Hamra Abbas’s multi-disciplinary practice engages histories of sexuality, faith, and decoration through a close observation of gestures, icons, and images. This image is part of Abbas’ ongoing series, Kaaba Picture as a Misprint, which problematizes the visual and spiritual “truth” of the sacred site through colours. The iconic structure in the Great Mosque of Mecca, black in colour, is deconstructed into its parts: cyan, magenta, and yellow blocks that stretch out to blur the boundaries of black as Kaaba and truth as singular. Abbas’s chromatic transgression builds a futuristic ornament, grounded in plurality, which can be unfolded from different cultural points to meet discrete spiritual ends.

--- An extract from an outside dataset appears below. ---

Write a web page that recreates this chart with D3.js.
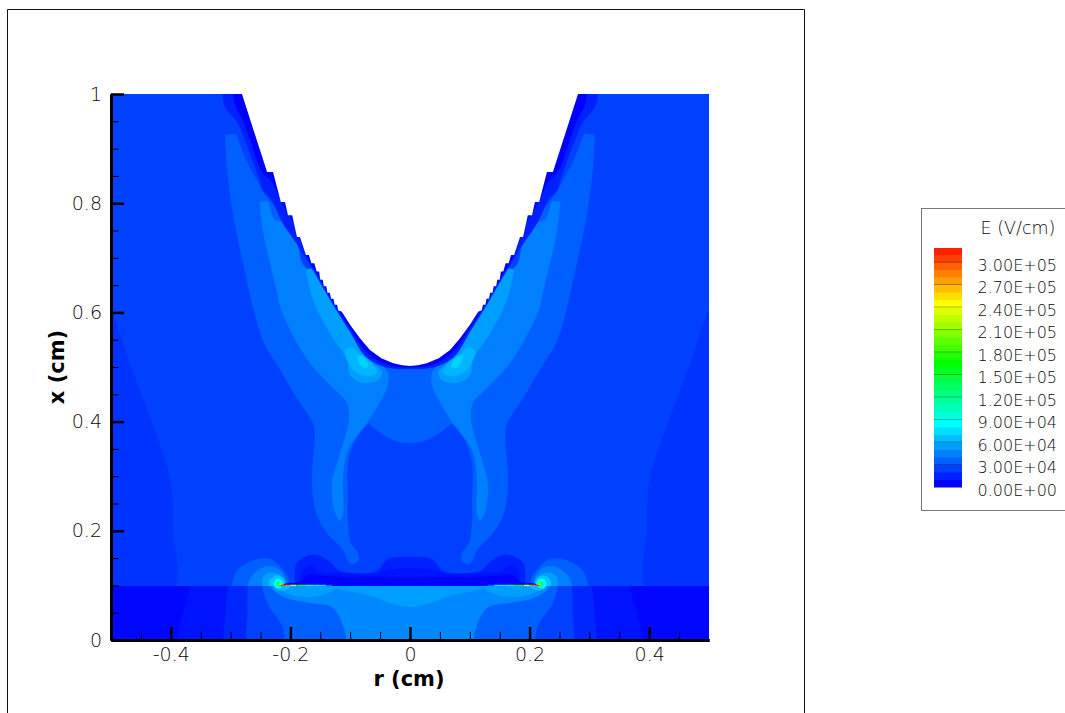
<!DOCTYPE html>
<html><head><meta charset="utf-8">
<script src="https://cdn.jsdelivr.net/npm/d3@7"></script>
<style>html,body{margin:0;padding:0;background:#fff;overflow:hidden}svg{display:block}
text{font-family:"DejaVu Sans",sans-serif;font-weight:200;fill:#0a0a0a}</style></head><body>
<svg id="c" width="1065" height="713"></svg>
<script>
// ---- axis data
const xMajor=[-0.4,-0.2,0,0.2,0.4];
const xMinor=[-0.45,-0.35,-0.3,-0.25,-0.15,-0.1,-0.05,0.05,0.1,0.15,0.25,0.3,0.35,0.45];
const yMajor=[0,0.2,0.4,0.6,0.8,1];
const yMinor=[0.05,0.1,0.15,0.25,0.3,0.35,0.45,0.5,0.55,0.65,0.7,0.75,0.85,0.9,0.95];
const xLabels=["-0.4","-0.2","0","0.2","0.4"];
const yLabels=["0","0.2","0.4","0.6","0.8","1"];
// ---- legend data
const legendTicks=[300000,270000,240000,210000,180000,150000,120000,90000,60000,30000,0];
const legendLabels=["3.00E+05","2.70E+05","2.40E+05","2.10E+05","1.80E+05","1.50E+05","1.20E+05","9.00E+04","6.00E+04","3.00E+04","0.00E+00"];
const colorStops=[0,80000,160000,240000,320000];
const colorNames=["#0000ff","#00ffff","#00ff00","#ffff00","#ff0000"];
// ---- contour outlines of the left half, [r, x] in cm
const bodyEdge=[[-0.281,1.02],[-0.281,1.0],[-0.239,0.857],[-0.229,0.857],[-0.216,0.802],[-0.209,0.802],[-0.204,0.778],[-0.197,0.778],[-0.189,0.738],[-0.184,0.738],[-0.174,0.705],[-0.169,0.705],[-0.165,0.690],[-0.160,0.690],[-0.156,0.675],[-0.152,0.675],[-0.150,0.660],[-0.146,0.660],[-0.144,0.648],[-0.140,0.648],[-0.138,0.636],[-0.134,0.636],[-0.132,0.625],[-0.128,0.625],[-0.126,0.614],[-0.122,0.614],[-0.120,0.604],[-0.114,0.601],[-0.100,0.577],[-0.084,0.553],[-0.067,0.531],[-0.048,0.516],[-0.028,0.507],[-0.013,0.503],[0,0.502]];
const rimOuter=[[-0.314,1.03],[-0.314,1.002],[-0.309,0.976],[-0.289,0.949],[-0.276,0.916],[-0.251,0.842],[-0.246,0.824],[-0.231,0.806],[-0.214,0.766],[-0.189,0.725],[-0.172,0.695],[-0.154,0.662],[-0.129,0.615],[-0.100,0.564],[-0.075,0.520],[-0.050,0.503],[-0.025,0.497],[0,0.497]];
const rimInner=[[-0.296,1.03],[-0.296,1.002],[-0.291,0.976],[-0.279,0.952],[-0.268,0.919],[-0.247,0.857],[-0.231,0.839],[-0.212,0.797],[-0.192,0.760],[-0.172,0.702],[-0.154,0.668],[-0.129,0.621],[-0.100,0.571],[-0.075,0.531],[-0.050,0.510],[-0.025,0.501],[0,0.5]];
const sideStrip=[[-0.53,0.66],[-0.5,0.604],[-0.468,0.504],[-0.427,0.385],[-0.401,0.293],[-0.396,0.201],[-0.398,0.09],[-0.53,0.09]];
const bandOuter=[[0,0.6],[-0.184,0.692],[-0.217,0.778],[-0.246,0.821],[-0.256,0.842],[-0.274,0.879],[-0.291,0.927],[-0.291,0.927],[-0.309,0.925],[-0.309,0.925],[-0.306,0.866],[-0.296,0.782],[-0.279,0.690],[-0.246,0.549],[-0.217,0.495],[-0.189,0.443],[-0.162,0.397],[-0.159,0.379],[-0.162,0.330],[-0.164,0.288],[-0.157,0.233],[-0.139,0.196],[-0.112,0.165],[-0.105,0.147],[-0.097,0.139],[-0.087,0.145],[-0.087,0.159],[-0.099,0.178],[-0.104,0.220],[-0.104,0.256],[-0.104,0.324],[-0.092,0.366],[-0.070,0.397],[-0.070,0.397],[-0.042,0.374],[-0.022,0.364],[0,0.361]];
const bandMiddle=[[-0.02,0.6],[-0.176,0.683],[-0.189,0.727],[-0.212,0.764],[-0.226,0.769],[-0.237,0.804],[-0.237,0.804],[-0.251,0.802],[-0.251,0.802],[-0.246,0.751],[-0.222,0.636],[-0.217,0.610],[-0.191,0.549],[-0.162,0.500],[-0.129,0.462],[-0.105,0.434],[-0.102,0.403],[-0.110,0.366],[-0.120,0.330],[-0.130,0.288],[-0.125,0.233],[-0.117,0.220],[-0.112,0.233],[-0.112,0.299],[-0.104,0.348],[-0.072,0.397],[-0.072,0.397],[-0.038,0.463],[-0.037,0.489],[-0.045,0.504]];
const bandInner=[[-0.109,0.623],[-0.164,0.681],[-0.164,0.681],[-0.174,0.678],[-0.174,0.678],[-0.162,0.623],[-0.134,0.562],[-0.105,0.513],[-0.100,0.485],[-0.079,0.471],[-0.054,0.476],[-0.047,0.491],[-0.064,0.509]];
const lobeOuter=[[-0.097,0.535],[-0.108,0.530],[-0.097,0.497],[-0.075,0.484],[-0.055,0.490],[-0.066,0.509],[-0.082,0.521]];
const lobeCore=[[-0.088,0.520],[-0.080,0.500],[-0.070,0.500],[-0.072,0.511],[-0.080,0.520]];
const plateHigh=[[-0.192,0.09],[-0.192,0.1],[-0.189,0.141],[-0.162,0.156],[-0.134,0.143],[-0.117,0.126],[-0.055,0.126],[-0.038,0.147],[0,0.152]];
const plateMid=[[-0.184,0.09],[-0.184,0.104],[-0.179,0.128],[-0.167,0.137],[-0.151,0.125],[-0.117,0.123],[-0.062,0.121],[-0.038,0.128],[0,0.132]];
const plateLow=[[-0.212,0.09],[-0.212,0.101],[-0.184,0.106],[-0.171,0.119],[-0.156,0.119],[-0.117,0.115],[-0.05,0.115],[0,0.114]];
const hotA=[[-0.298,0.1],[-0.288,0.128],[-0.259,0.147],[-0.231,0.147],[-0.212,0.128],[-0.204,0.114],[-0.204,0.09],[-0.298,0.09]];
const hotB=[[-0.271,0.099],[-0.263,0.119],[-0.242,0.134],[-0.222,0.132],[-0.209,0.115],[-0.209,0.09],[-0.271,0.09]];
const hotC=[[-0.247,0.099],[-0.246,0.114],[-0.234,0.123],[-0.217,0.119],[-0.209,0.11],[-0.209,0.09],[-0.247,0.09]];
const hotD=[[-0.236,0.101],[-0.233,0.112],[-0.222,0.118],[-0.212,0.112],[-0.209,0.104],[-0.209,0.09],[-0.236,0.09]];
const coreCyan=[[-0.228,0.101],[-0.226,0.109],[-0.220,0.112],[-0.214,0.109],[-0.212,0.102],[-0.216,0.096],[-0.225,0.096]];
const coreGreen=[[-0.222,0.103],[-0.220,0.106],[-0.216,0.104],[-0.217,0.100],[-0.221,0.100]];
const coreYellow=[[-0.219,0.103],[-0.217,0.104],[-0.216,0.102],[-0.218,0.101]];
const underA=[[0,0.12],[-0.368,0.12],[-0.368,0.099],[-0.380,-0.03],[0,-0.03]];
const underB=[[0,0.12],[-0.304,0.12],[-0.304,0.1],[-0.308,0.055],[-0.301,-0.03],[0,-0.03]];
const underC=[[0,0.12],[-0.271,0.12],[-0.271,0.1],[-0.272,0.05],[-0.264,-0.03],[0,-0.03]];
const underD=[[0,0.12],[-0.247,0.12],[-0.247,0.098],[-0.237,0.064],[-0.214,0.027],[-0.198,-0.03],[0,-0.03]];
const underE=[[0,0.12],[-0.231,0.12],[-0.231,0.095],[-0.206,0.077],[-0.167,0.068],[-0.129,0.059],[-0.109,0.018],[-0.100,-0.03],[0,-0.03]];
const underF=[[0,0.12],[-0.130,0.12],[-0.130,0.1],[-0.072,0.083],[0,0.061]];
const underLobe=[[-0.221,0.097],[-0.206,0.086],[-0.181,0.079],[-0.142,0.084],[-0.125,0.095],[-0.125,0.11],[-0.221,0.11]];
const underHot=[[-0.229,0.102],[-0.222,0.092],[-0.212,0.091],[-0.200,0.098],[-0.200,0.11],[-0.229,0.11]];
const plateR=[-0.218,-0.21,-0.20,-0.19,-0.175,-0.16,-0.14,-0.13];
const plateV=[220000,300000,280000,230000,160000,110000,70000,30000];
const PLATE=0.1;

// ---- scales
const W=1065,H=713;
const xS=d3.scaleLinear().domain([-0.5,0.5]).range([111,709]);
const yS=d3.scaleLinear().domain([0,1]).range([640,94]);
const plateY=Math.ceil(yS(PLATE));
const lev=d3.scaleLinear().domain(colorStops).range(colorNames).clamp(true);
const svg=d3.select("#c");
const smooth=d3.line().x(d=>xS(d[0])).y(d=>yS(d[1])).curve(d3.curveCatmullRomClosed.alpha(0.5));
const straight=d3.line().x(d=>xS(d[0])).y(d=>yS(d[1])).curve(d3.curveLinearClosed);
const flip=p=>p.map(d=>[-d[0],d[1]]);
const whole=p=>p.concat(flip(p).reverse().filter(d=>d[0]!==0));

const defs=svg.append("defs");
defs.append("clipPath").attr("id","up").append("rect").attr("x",xS(-0.5)).attr("y",yS(1)).attr("width",xS(0.5)-xS(-0.5)).attr("height",plateY-yS(1));
defs.append("clipPath").attr("id","lo").append("rect").attr("x",xS(-0.5)).attr("y",plateY).attr("width",xS(0.5)-xS(-0.5)).attr("height",yS(0)-plateY);
defs.append("clipPath").attr("id","all").append("rect").attr("x",xS(-0.5)).attr("y",yS(1)).attr("width",xS(0.5)-xS(-0.5)).attr("height",yS(0)-yS(1));

// frame
svg.append("path").attr("d",`M7.5,${H+5}V9.5H804.5V${H+5}`).attr("fill","none").attr("stroke","#111").attr("stroke-width",1);

const upper=svg.append("g").attr("clip-path","url(#up)");
const lower=svg.append("g").attr("clip-path","url(#lo)");
const over=svg.append("g").attr("clip-path","url(#all)");
function fill(g,d,v){g.append("path").attr("d",d).attr("fill",lev(v)).attr("stroke",lev(v)).attr("stroke-width",0.3);}
function both(g,p,v){fill(g,smooth(p),v);fill(g,smooth(flip(p)),v);}
function one(g,p,v){fill(g,smooth(whole(p)),v);}

// upper field
upper.append("rect").attr("x",xS(-0.5)).attr("y",yS(1)).attr("width",598).attr("height",546).attr("fill",lev(20000));
both(upper,sideStrip,16000);
one(upper,bandOuter,30000);
both(upper,bandMiddle,40000);
both(upper,bandInner,50000);
both(upper,lobeOuter,57000);
both(upper,lobeCore,66000);
one(upper,rimOuter,10000);
one(upper,rimInner,0);
both(upper,hotA,30000);
both(upper,hotB,40000);
both(upper,hotC,50000);
both(upper,hotD,62000);
one(upper,plateHigh,10000);
one(upper,plateMid,6000);
one(upper,plateLow,0);
// lower field
lower.append("rect").attr("x",xS(-0.5)).attr("y",plateY).attr("width",598).attr("height",yS(0)-plateY).attr("fill",lev(2000));
one(lower,underA,6000);
one(lower,underB,12000);
one(lower,underC,20000);
one(lower,underD,30000);
one(lower,underE,43000);
one(lower,underF,50000);
both(lower,underLobe,50000);
both(lower,underHot,60000);
// body
over.append("path").attr("d",straight(whole(bodyEdge))).attr("fill","#fff");
// plate and hot cores
both(over,coreCyan,85000);
[plateV.map((v,i)=>[plateR[i],v]),plateV.map((v,i)=>[-plateR[i],v])].forEach(s=>{
  d3.pairs(s).forEach(([a,b])=>{
    over.append("line").attr("x1",xS(a[0])).attr("x2",xS(b[0])).attr("y1",yS(PLATE)).attr("y2",yS(PLATE)).attr("stroke",lev(b[1])).attr("stroke-width",1.3);
  });
});
both(over,coreGreen,150000);
both(over,coreYellow,240000);

// axes
function styleAxis(g,w){g.select(".domain").attr("stroke","#000").attr("stroke-width",3);g.selectAll(".tick line").attr("stroke","#000").attr("stroke-width",w);}
const gxMin=svg.append("g").attr("transform",`translate(0,${yS(0)})`).call(d3.axisBottom(xS).tickValues(xMinor).tickSizeInner(-8).tickSizeOuter(0).tickFormat(""));styleAxis(gxMin,1);
const gyMin=svg.append("g").attr("transform",`translate(${xS(-0.5)},0)`).call(d3.axisLeft(yS).tickValues(yMinor).tickSizeInner(-8).tickSizeOuter(0).tickFormat(""));styleAxis(gyMin,1);
const gx=svg.append("g").attr("transform",`translate(0,${yS(0)})`).call(d3.axisBottom(xS).tickValues(xMajor).tickSizeInner(-13).tickSizeOuter(0).tickPadding(8).tickFormat((d,i)=>xLabels[i]));styleAxis(gx,2.5);
const gy=svg.append("g").attr("transform",`translate(${xS(-0.5)},0)`).call(d3.axisLeft(yS).tickValues(yMajor).tickSizeInner(-13).tickSizeOuter(0).tickPadding(9).tickFormat((d,i)=>yLabels[i]));styleAxis(gy,2.5);
[gx,gy].forEach(g=>g.selectAll("text").attr("font-size",19).attr("font-family","DejaVu Sans"));
svg.append("text").attr("x",409).attr("y",686).attr("text-anchor","middle").attr("font-size",21).style("font-weight","bold").style("fill","#000").text("r (cm)");
svg.append("text").attr("transform","translate(64,367) rotate(-90)").attr("text-anchor","middle").attr("font-size",21).style("font-weight","bold").style("fill","#000").text("x (cm)");

// legend
const lg=svg.append("g");
lg.append("rect").attr("x",921.5).attr("y",208.5).attr("width",160).attr("height",302).attr("fill","#fff").attr("stroke","#777");
lg.append("text").attr("x",1018).attr("y",234).attr("text-anchor","middle").attr("font-size",17.5).text("E (V/cm)");
const legendY=d3.scaleLinear().domain([0,300000]).range([487,262]);
const legendTop=legendY.invert(248);
const legendBands=d3.range(0,32).map(k=>k*10000).filter(v=>v<legendTop);
lg.selectAll("rect.b").data(legendBands).enter().append("rect").attr("class","b").attr("x",934).attr("width",28)
  .attr("y",d=>legendY(Math.min(d+10000,legendTop))).attr("height",d=>legendY(d)-legendY(Math.min(d+10000,legendTop))+0.5).attr("fill",d=>lev(d));
lg.selectAll("line").data(legendTicks.slice(0,-1)).enter().append("line").attr("x1",934).attr("x2",962).attr("y1",d=>legendY(d)).attr("y2",d=>legendY(d)).attr("stroke","#000").attr("stroke-opacity",0.3);
lg.selectAll("text.t").data(legendTicks).enter().append("text").attr("class","t").attr("x",1057).attr("y",d=>legendY(d)+8.5).attr("text-anchor","end").attr("font-size",16).text((d,i)=>legendLabels[i]);
</script></body></html>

This work is included in Ornamenting Relation, curated by Noor Bhangu, which features artists Hamra Abbas, Golnar Adili, Azadeh Elmizadeh, and Ayesha Singh. Through the individual lightboxes, the artists present their encounters with the ornamental canon of Islamic visual culture to reveal the continuities and discontinuities of the field in relation to contemporary art and political discourses.
Taking inspiration from traditional aspects of Islamic art, outlined by Laura Marks as “almost always avoid[ing] depicting anything with a face, anything with a body, and even sometimes anything with an outline,” Ornamenting Relation seeks to understand the transgressive and relational potentialities of abstract aesthetics in mediating dialogue across diverse cultures.